**DATA SHOWN:**
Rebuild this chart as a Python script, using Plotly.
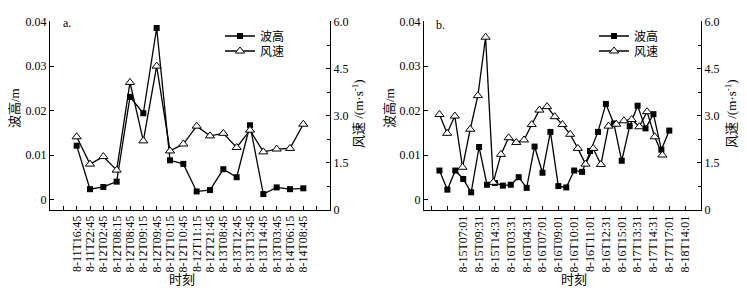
import plotly.graph_objects as go

# ---------------- data ----------------
labels_a = ["8-11T16:45", "8-11T22:45", "8-12T02:45", "8-12T08:15", "8-12T08:45",
            "8-12T09:15", "8-12T09:45", "8-12T10:15", "8-12T10:45", "8-12T11:15",
            "8-12T21:45", "8-13T08:45", "8-13T12:45", "8-13T13:45", "8-13T14:45",
            "8-13T03:45", "8-14T06:15", "8-14T08:45"]
wave_a = [0.0121, 0.0023, 0.0028, 0.0040, 0.0231, 0.0194, 0.0386, 0.0088, 0.0080,
          0.0018, 0.0021, 0.0068, 0.0050, 0.0167, 0.0012, 0.0027, 0.0023, 0.0025]
wind_a = [2.33, 1.46, 1.70, 1.27, 4.06, 2.20, 4.58, 1.88, 2.10,
          2.67, 2.36, 2.44, 1.99, 2.54, 1.85, 1.94, 1.96, 2.73]

labels_b = ["8-15T07:01", "8-15T09:31", "8-15T14:31", "8-16T03:31", "8-16T04:31",
            "8-16T07:01", "8-16T09:01", "8-16T10:01", "8-16T11:01", "8-16T12:31",
            "8-16T15:01", "8-17T13:31", "8-17T14:31", "8-17T17:01", "8-18T14:01"]
wave_b = [0.0065, 0.0022, 0.0065, 0.0046, 0.0016, 0.0118, 0.0033, 0.0037, 0.0031, 0.0033,
          0.0050, 0.0026, 0.0119, 0.0060, 0.0152, 0.0030, 0.0027, 0.0065, 0.0062, 0.0109,
          0.0152, 0.0215, 0.0171, 0.0087, 0.0165, 0.0211, 0.0160, 0.0192, 0.0112, 0.0155]
wind_b = [3.04, 2.44, 2.99, 1.36, 2.57, 3.64, 5.50, 0.88, 1.77, 2.30,
          2.15, 2.23, 2.72, 3.18, 3.29, 2.97, 2.72, 2.41, 1.96, 1.46,
          1.96, 1.45, 2.67, 2.73, 2.84, 2.88, 2.65, 3.13, 2.33, 1.75]

wave_ticks = [0, 0.01, 0.02, 0.03, 0.04]
wave_ticktext = ["0", "0.01", "0.02", "0.03", "0.04"]
wind_ticks = [0, 1.5, 3.0, 4.5, 6.0]
wind_ticktext = ["0", "1.5", "3.0", "4.5", "6.0"]

x_title = "时刻"
wave_title = "波高/m"
wind_title = "风速 /(m·s<sup>-1</sup>)"

# ---------------- positions / style ----------------
W, H = 747, 291
FONT = "Liberation Serif, Times New Roman, Noto Sans CJK SC, serif"

xa = [i + 2 for i in range(len(wave_a))]
tick_a = list(range(1, 21))
text_a = [""] + labels_a + [""]
xb = list(range(len(wave_b)))
WIND_B_STEP = 0.97
xb_wind = [i * WIND_B_STEP for i in range(len(wind_b))]
tick_b = list(range(-1, 32, 2))
text_b = ["", ""] + labels_b

y_top, y_bot = 21, 210
ydom = [1 - y_bot / H, 1 - y_top / H]
wave_zero_px, wave_px_per = 199.4, 4440.0
wave_range = [-(y_bot - wave_zero_px) / wave_px_per, (wave_zero_px - y_top) / wave_px_per]
wind_range = [0, 6.0 * (y_bot - y_top) / (y_bot - 21.5)]

line = dict(color="black", width=1.3)
sq = dict(symbol="square", size=6, color="black")
tri = dict(symbol="triangle-up", size=8, color="white", line=dict(color="black", width=1))

fig = go.Figure()
fig.add_trace(go.Scatter(x=xa, y=wave_a, name="波高", mode="lines+markers", line=line,
                         marker=sq, xaxis="x", yaxis="y", legend="legend", showlegend=True))
fig.add_trace(go.Scatter(x=xa, y=wind_a, name="风速", mode="lines+markers", line=line,
                         marker=tri, xaxis="x", yaxis="y2", legend="legend2", showlegend=True))
fig.add_trace(go.Scatter(x=xb, y=wave_b, name="波高", mode="lines+markers", line=line,
                         marker=sq, xaxis="x2", yaxis="y3", legend="legend3", showlegend=True))
fig.add_trace(go.Scatter(x=xb_wind, y=wind_b, name="风速", mode="lines+markers", line=line,
                         marker=tri, xaxis="x2", yaxis="y4", legend="legend4", showlegend=True))

common = dict(showline=True, linecolor="black", linewidth=1, showgrid=False, zeroline=False,
              ticks="inside", ticklen=4, tickcolor="black", tickwidth=1, automargin=False,
              tickfont=dict(family=FONT, size=12, color="black"))

def xaxis(domain, rng, tv, tt, anchor):
    return dict(domain=domain, range=rng, tickmode="array", tickvals=tv, ticktext=tt,
                tickangle=-90, anchor=anchor, **common)

def left_y(anchor):
    return dict(domain=ydom, range=wave_range, tickmode="array", tickvals=wave_ticks,
                ticktext=wave_ticktext, anchor=anchor, **common)

def right_y(over, anchor):
    return dict(range=wind_range, overlaying=over, side="right", anchor=anchor,
                tickmode="array", tickvals=wind_ticks, ticktext=wind_ticktext,
                minor=dict(dtick=0.75, tick0=0, ticks="inside", ticklen=3, tickcolor="black"),
                **common)

def leg(xpx, ypx):
    return dict(x=xpx / W, y=1 - ypx / H, xanchor="left", yanchor="middle",
                bgcolor="rgba(0,0,0,0)", font=dict(family=FONT, size=12),
                itemwidth=30, borderwidth=0)

def note(text, xpx, ypx, **kw):
    return dict(text=text, x=xpx / W, y=1 - ypx / H, xref="paper", yref="paper",
                showarrow=False, font=dict(family=FONT, size=kw.pop("size", 12)), **kw)

fig.update_layout(
    width=W, height=H,
    margin=dict(l=0, r=0, t=0, b=0, pad=0, autoexpand=False),
    paper_bgcolor="white", plot_bgcolor="white",
    showlegend=True,
    font=dict(family=FONT, size=12, color="black"),
    xaxis=xaxis([50 / W, 330 / W], [0, 21], tick_a, text_a, "y"),
    yaxis=left_y("x"),
    yaxis2=right_y("y", "x"),
    xaxis2=xaxis([424 / W, 701 / W], [-1.95, 33.0], tick_b, text_b, "y3"),
    yaxis3=left_y("x2"),
    yaxis4=right_y("y3", "x2"),
    legend=leg(220, 36),
    legend2=leg(220, 51),
    legend3=leg(594, 36),
    legend4=leg(594, 51),
    annotations=[
        note("a.", 61, 23, xanchor="left", yanchor="middle"),
        note("b.", 434, 25, xanchor="left", yanchor="middle"),
        note(x_title, 182, 279, xanchor="center", yanchor="middle", size=13),
        note(x_title, 574, 279, xanchor="center", yanchor="middle", size=13),
        note(wave_title, 14, 108, xanchor="center", yanchor="middle", textangle=-90, size=13),
        note(wave_title, 389, 108, xanchor="center", yanchor="middle", textangle=-90, size=13),
        note(wind_title, 358, 114, xanchor="center", yanchor="middle", textangle=-90, size=13),
        note(wind_title, 731, 114, xanchor="center", yanchor="middle", textangle=-90, size=13),
    ],
)

fig.write_html("out.html", config={"displayModeBar": False},
               post_script="document.body.style.margin='0';")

**WHAT THE EXERCISE ASKS:**
Leave the pictures out and reproduce exactly the lines from the top of the listing above through the line with "2.67, 2.36, 2.44, 1.99, 2.54, 1.85, 1.94, 1.96, 2.73]".

**RESPONSE:**
Rebuild this chart as a Python script, using Plotly.
import plotly.graph_objects as go

# ---------------- data ----------------
labels_a = ["8-11T16:45", "8-11T22:45", "8-12T02:45", "8-12T08:15", "8-12T08:45",
            "8-12T09:15", "8-12T09:45", "8-12T10:15", "8-12T10:45", "8-12T11:15",
            "8-12T21:45", "8-13T08:45", "8-13T12:45", "8-13T13:45", "8-13T14:45",
            "8-13T03:45", "8-14T06:15", "8-14T08:45"]
wave_a = [0.0121, 0.0023, 0.0028, 0.0040, 0.0231, 0.0194, 0.0386, 0.0088, 0.0080,
          0.0018, 0.0021, 0.0068, 0.0050, 0.0167, 0.0012, 0.0027, 0.0023, 0.0025]
wind_a = [2.33, 1.46, 1.70, 1.27, 4.06, 2.20, 4.58, 1.88, 2.10,
          2.67, 2.36, 2.44, 1.99, 2.54, 1.85, 1.94, 1.96, 2.73]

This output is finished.